On Wednesday, photos emerged of the document on Mr Modi’s current visit to Indonesia, just two days before India plays host to scores of foreign leaders in its capital New Delhi for the high-profile G20 summit.
Just a day earlier, a debate on the country’s name kicked up a political storm when an official G20 invite for foreign dignitaries with Indian president Draupadi Murmu referred to her as the “President of Bharat”.
The invite has fuelled rumours that the government is considering changing the country’s name to “Bharat”, a term that has its origins in the Sanskrit language and that is used colloquially to refer to India.
The new document designates Mr Modi as the “prime minister of Bharat” and not “prime minister of India”, which has been a decades-long format.
Photos showing the new document began circulating on Wednesday, ahead of Mr Modi’s diplomatic engagement for the 20th Asean (Association of Southeast Asian Nations)-India summit and the 18th East Asia summit.
While Mr Modi’s social media bio on Twitter/X still says “Prime Minister of India”, some leaders and government officials have begun using the term “Bharat”.
The ID cards of India’s officials at the G20 summit will also read “Bharat – Official”, revealing a robust international push by the Modi administration at the biggest international stage that will see the presence of Joe Biden, Rishi Sunak and other foreign leaders.

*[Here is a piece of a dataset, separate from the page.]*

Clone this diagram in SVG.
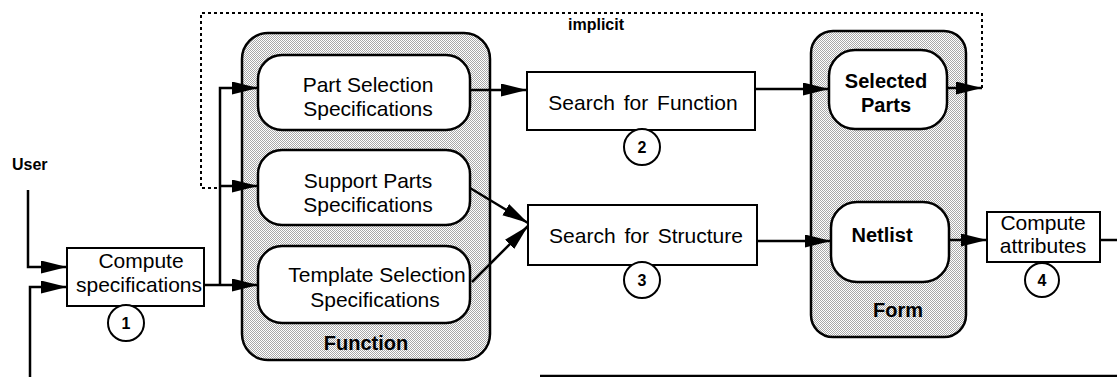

“Bharat”, the word that dates back to ancient Indian scriptures, has not been a commonly used term for India’s domestic and international correspondence ever since it gained independence from British rule in 1947.
Recent media reports have revealed that a “special session” of the Indian parliament taking place this month could be the venue for Mr Modi to announce its intention to officially rename the country.
A resolution to that effect could be taken up by the BJP in the upcoming “special session”, in which the usual question hour will not take place, and which is scheduled for 18-22 September, officials said last week.
Opposition leaders from the Congress party say they have no idea about the agenda of the session, and claim it has been “convened without any consultation with other political parties”.
The “special session” marks a departure from the existing format of the three parliament sessions that are currently held.
Opposition leaders have questioned the haste and intention behind the rumoured name change without any explanation from the federal administration.
Indian officials have not confirmed reports to that effect, nor have they explained the expulsion of “India” from the high-profile G20 invites and identity cards.
“PM Modi is now having a problem with the India name and he is changing its name to ‘Bharat’. The whole world is laughing at him,” said senior Congress spokesperson Pawan Khera.
“We have no problem that you hate us, our ideology and our leaders but do not hate India, Indians,” he said.
The 9-10 September summit, which groups the world’s 19 wealthiest countries plus the European Union, is particularly important for Mr Modi ahead of the 2024 election in which he faces a now seemingly united opposition bloc.
Coincidentally, the rumours of the name change have come as the overall opposition rebranded itself “INDIA”, short for the Indian National Developmental Inclusive Alliance, in July.
Ahead of the G20 summit, historical monuments, airports and major landmarks have projected this year’s G20 logo – an image of a globe inside a lotus, using the colours of the Indian flag.
The opposition says it is no coincidence that the lotus is also the election symbol of Mr Modi’s BJP.